Du côté du Bureau de la régie interne, on indique avoir «accepté à deux occasions un paiement de 500 $ comme réparation appropriée pour l’utilisation (inadéquate) des ressources de la Chambre», mais que le montant est décidé «pour chaque cas».

«On a dit très clairement qu’à partir de maintenant, on est en train de surveiller M. Fergus», s’est défendu le leader en Chambre du NPD, Peter Julian.

Il a fait remarquer que CBC a rapporté dans un article que M. Scheer a lui-même écopé d’une amende de 500 $ pour avoir utilisé les ressources de la Chambre à des fins partisanes dans une vidéo publiée plus tôt cette année.

«On ne peut pas avoir un poids, deux mesures. Il faut qu’on soit (cohérent) là-dessus. Ce n’est pas acceptable pour M. Scheer, ce n’est pas acceptable pour M. Fergus», a-t-il dit.

Accosté par des journalistes, M. Scheer a répondu que «Justin Trudeau a établi (le) précédent quand il a inadéquatement utilisé les ressources de la Chambre».

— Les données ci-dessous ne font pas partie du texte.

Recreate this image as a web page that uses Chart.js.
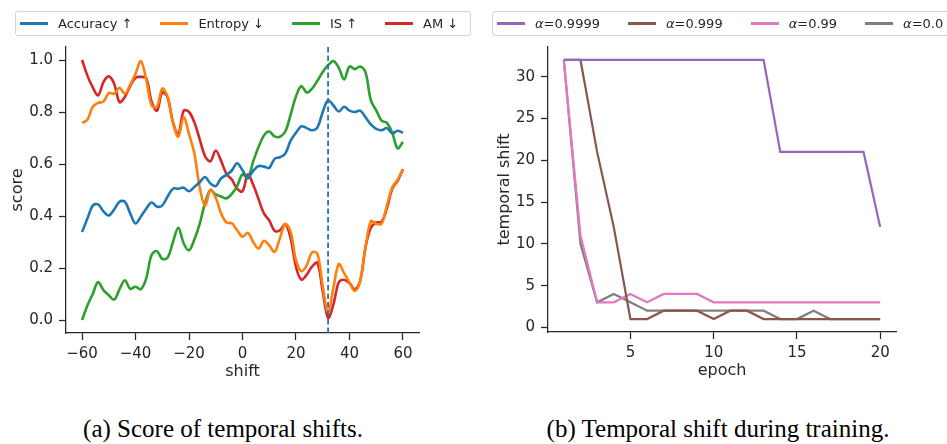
<!DOCTYPE html>
<html>
<head>
<meta charset="utf-8">
<script src="https://cdn.jsdelivr.net/npm/chart.js@4/dist/chart.umd.min.js"></script>
<style>
  body { margin: 0; width: 947px; height: 444px; overflow: hidden; background: #fff; position: relative; font-family: "DejaVu Sans"; }
  canvas { position: absolute; top: 0; }
  .legend { position: absolute; top: 11px; height: 23px; border: 1px solid #d3d3d3; border-radius: 3px;
            display: flex; align-items: center; font-size: 13px; color: #262626; white-space: nowrap; padding-left: 4px; }
  .item { display: flex; align-items: center; margin-right: 28px; }
  .swatch { width: 28px; margin-right: 10px; }
  .caption { position: absolute; top: 416px; font-family: "Liberation Serif"; font-size: 25px; line-height: 25px; text-align: center; color: #000; white-space: nowrap; }
</style>
</head>
<body>
<canvas id="scoreChart" width="470" height="400" style="left:0"></canvas>
<canvas id="trainChart" width="477" height="400" style="left:470px"></canvas>
<div class="legend" id="scoreLegend" style="left:15px;width:450px"></div>
<div class="legend" id="trainLegend" style="left:492px;width:600px"></div>
<div class="caption" style="left:23px;width:400px">(a) Score of temporal shifts.</div>
<div class="caption" style="left:518px;width:400px">(b) Temporal shift during training.</div>
<script>
// (a) skor per pergeseran
const shifts = [-60, -58, -56, -54, -52, -50, -48, -46, -44, -42, -40, -38, -36, -34, -32, -30, -28, -26, -24, -22, -20,
                -18, -16, -14, -12, -10, -8, -6, -4, -2, 0, 2, 4, 6, 8, 10, 12, 14, 16, 18, 20,
                22, 24, 26, 28, 30, 32, 34, 36, 38, 40, 42, 44, 46, 48, 50, 52, 54, 56, 58, 60];
const accuracy = [0.338, 0.39, 0.44, 0.445, 0.418, 0.402, 0.425, 0.455, 0.455, 0.41, 0.371, 0.398, 0.428, 0.452, 0.436, 0.441, 0.475, 0.505, 0.505, 0.509, 0.495,
                  0.512, 0.53, 0.55, 0.525, 0.515, 0.545, 0.558, 0.575, 0.603, 0.576, 0.548, 0.574, 0.592, 0.59, 0.585, 0.62, 0.626, 0.64, 0.69, 0.72,
                  0.745, 0.738, 0.73, 0.74, 0.80, 0.845, 0.825, 0.802, 0.82, 0.805, 0.80, 0.805, 0.78, 0.752, 0.735, 0.73, 0.738, 0.718, 0.728, 0.72];
const entropy = [0.758, 0.77, 0.82, 0.835, 0.84, 0.873, 0.87, 0.893, 0.87, 0.905, 0.947, 0.996, 0.925, 0.825, 0.82, 0.89, 0.858, 0.76, 0.705, 0.78, 0.715,
                 0.64, 0.51, 0.44, 0.50, 0.47, 0.41, 0.375, 0.372, 0.345, 0.32, 0.335, 0.30, 0.275, 0.305, 0.287, 0.262, 0.315, 0.37, 0.34, 0.23,
                 0.188, 0.21, 0.26, 0.255, 0.13, 0.03, 0.125, 0.215, 0.18, 0.145, 0.112, 0.15, 0.28, 0.38, 0.37, 0.37, 0.44, 0.51, 0.54, 0.58];
const inceptionScore = [0.0, 0.056, 0.10, 0.146, 0.115, 0.095, 0.078, 0.118, 0.153, 0.12, 0.128, 0.118, 0.16, 0.25, 0.265, 0.235, 0.24, 0.30, 0.355, 0.295, 0.268,
                        0.31, 0.37, 0.45, 0.50, 0.483, 0.475, 0.468, 0.485, 0.515, 0.56, 0.545, 0.61, 0.665, 0.71, 0.725, 0.706, 0.705, 0.725, 0.79, 0.86,
                        0.90, 0.875, 0.89, 0.92, 0.954, 0.98, 0.996, 0.97, 0.925, 0.975, 0.965, 0.975, 0.952, 0.845, 0.806, 0.767, 0.758, 0.72, 0.66, 0.685];
const amScore = [1.0, 0.94, 0.895, 0.864, 0.915, 0.937, 0.909, 0.838, 0.858, 0.90, 0.932, 0.935, 0.93, 0.84, 0.805, 0.875, 0.855, 0.76, 0.715, 0.805, 0.80,
                 0.76, 0.695, 0.63, 0.61, 0.652, 0.612, 0.562, 0.54, 0.505, 0.495, 0.56, 0.52, 0.465, 0.41, 0.383, 0.343, 0.345, 0.368, 0.315, 0.204,
                 0.155, 0.174, 0.205, 0.22, 0.11, 0.008, 0.06, 0.145, 0.155, 0.142, 0.118, 0.15, 0.28, 0.355, 0.375, 0.378, 0.43, 0.505, 0.535, 0.58];
const bestShift = 32;
const shiftTicks = [-60, -40, -20, 0, 20, 40, 60];
const scoreTicks = [0.0, 0.2, 0.4, 0.6, 0.8, 1.0];

// (b) pergeseran selama training
const epochs = [1, 2, 3, 4, 5, 6, 7, 8, 9, 10, 11, 12, 13, 14, 15, 16, 17, 18, 19, 20];
const alpha9999 = [32, 32, 32, 32, 32, 32, 32, 32, 32, 32, 32, 32, 32, 21, 21, 21, 21, 21, 21, 12];
const alpha999 = [32, 32, 21, 12, 1, 1, 2, 2, 2, 1, 2, 2, 1, 1, 1, 1, 1, 1, 1, 1];
const alpha99 = [32, 11, 3, 3, 4, 3, 4, 4, 4, 3, 3, 3, 3, 3, 3, 3, 3, 3, 3, 3];
const alpha0 = [32, 10, 3, 4, 3, 2, 2, 2, 2, 2, 2, 2, 2, 1, 1, 2, 1, 1, 1, 1];
const epochTicks = [5, 10, 15, 20];
const shiftCountTicks = [0, 5, 10, 15, 20, 25, 30];

const ink = '#262626';
Chart.defaults.font.family = 'DejaVu Sans';
Chart.defaults.color = ink;

const fmtNum = v => v < 0 ? '\u2212' + Math.abs(v) : String(v);
const pairs = (xs, ys) => xs.map((x, i) => ({ x: x, y: ys[i] }));

function axis(min, max, ticks, fmt, title, extra) {
    return Object.assign({
        type: 'linear',
        min: min,
        max: max,
        afterBuildTicks: s => { s.ticks = ticks.map(v => ({ value: v })); },
        ticks: { callback: fmt, font: { size: 15 }, color: ink, autoSkip: false, maxRotation: 0 },
        grid: { drawOnChartArea: false, tickLength: 7, color: ink, tickWidth: 1.25 },
        border: { color: ink, width: 1.25 },
        title: { display: true, text: title, font: { size: 16 }, color: ink }
    }, extra);
}

const bestLine = {
    id: 'bestLine',
    afterDatasetsDraw(chart) {
        const ctx = chart.ctx;
        const x = chart.scales.x.getPixelForValue(bestShift);
        ctx.save();
        ctx.strokeStyle = '#1f77b4';
        ctx.lineWidth = 1.8;
        ctx.setLineDash([5.5, 3]);
        ctx.beginPath();
        ctx.moveTo(x, chart.chartArea.top);
        ctx.lineTo(x, chart.chartArea.bottom);
        ctx.stroke();
        ctx.restore();
    }
};

function line(label, color, xs, ys, width, tension) {
    return { label: label, data: pairs(xs, ys), borderColor: color, backgroundColor: color,
             borderWidth: width, pointRadius: 0, tension: tension, fill: false };
}

const scoreChart = new Chart(document.getElementById('scoreChart'), {
    type: 'line',
    data: {
        datasets: [
            line('Accuracy \u2191', '#1f77b4', shifts, accuracy, 2.6, 0.35),
            line('Entropy \u2193', '#ff7f0e', shifts, entropy, 2.6, 0.35),
            line('IS \u2191', '#2ca02c', shifts, inceptionScore, 2.6, 0.35),
            line('AM \u2193', '#d62728', shifts, amScore, 2.6, 0.35)
        ]
    },
    options: {
        responsive: false,
        animation: false,
        layout: { padding: { left: 0, top: 47, right: 51, bottom: 17 } },
        plugins: { legend: { display: false }, tooltip: { enabled: false } },
        scales: {
            x: axis(-66, 66, shiftTicks, fmtNum, 'shift', {}),
            y: axis(-0.05, 1.05, scoreTicks, v => v.toFixed(1), 'score', {})
        }
    },
    plugins: [bestLine]
});

const trainChart = new Chart(document.getElementById('trainChart'), {
    type: 'line',
    data: {
        datasets: [
            line('\u03b1=0.9999', '#9467bd', epochs, alpha9999, 2.2, 0),
            line('\u03b1=0.999', '#8c564b', epochs, alpha999, 2.2, 0),
            line('\u03b1=0.99', '#e377c2', epochs, alpha99, 2.2, 0),
            line('\u03b1=0.0', '#7f7f7f', epochs, alpha0, 2.2, 0)
        ]
    },
    options: {
        responsive: false,
        animation: false,
        layout: { padding: { left: 0, top: 47, right: 51, bottom: 18 } },
        plugins: { legend: { display: false }, tooltip: { enabled: false } },
        scales: {
            x: axis(0.05, 20.95, epochTicks, fmtNum, 'epoch', {}),
            y: axis(-0.55, 33.55, shiftCountTicks, fmtNum, 'temporal shift', {})
        }
    }
});

// ukuran sumbu dikunci supaya area plot sama dengan gambar asli
function lockAxes(chart, yWidth, yTitlePad) {
    chart.options.scales.x.afterFit = s => { s.height = 50; };
    chart.options.scales.x.ticks.padding = 5;
    chart.options.scales.x.title.padding = { top: 0, bottom: 2 };
    chart.options.scales.y.afterFit = s => { s.width = yWidth; };
    chart.options.scales.y.ticks.padding = 6;
    chart.options.scales.y.title.padding = { top: yTitlePad, bottom: 0 };
    chart.update();
}
lockAxes(scoreChart, 66, 8);
lockAxes(trainChart, 78, 25);

function buildLegend(chart, id, lw) {
    const box = document.getElementById(id);
    chart.data.datasets.forEach(ds => {
        const item = document.createElement('div');
        item.className = 'item';
        const sw = document.createElement('div');
        sw.className = 'swatch';
        sw.style.height = lw + 'px';
        sw.style.background = ds.borderColor;
        const txt = document.createElement('span');
        txt.innerHTML = ds.label.replace('\u03b1', '<i>\u03b1</i>');
        item.appendChild(sw);
        item.appendChild(txt);
        box.appendChild(item);
    });
}
buildLegend(scoreChart, 'scoreLegend', 2.4);
buildLegend(trainChart, 'trainLegend', 2.2);
</script>
</body>
</html>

Le texte de CBC cite une source anonyme qui affirme que la pénalité de 500 $ attribuée à M. Scheer découlait d’un «précédent» remontant à janvier 2019, quand le premier ministre a enregistré un message de levée de fonds à son bureau sur la colline parlementaire.

Selon un procès-verbal du Bureau de la régie interne, la sanction pour cette faute de M. Trudeau a été de 500 $.

La Presse Canadienne n’a pas été en mesure de confirmer les autres informations rapportées par le diffuseur public.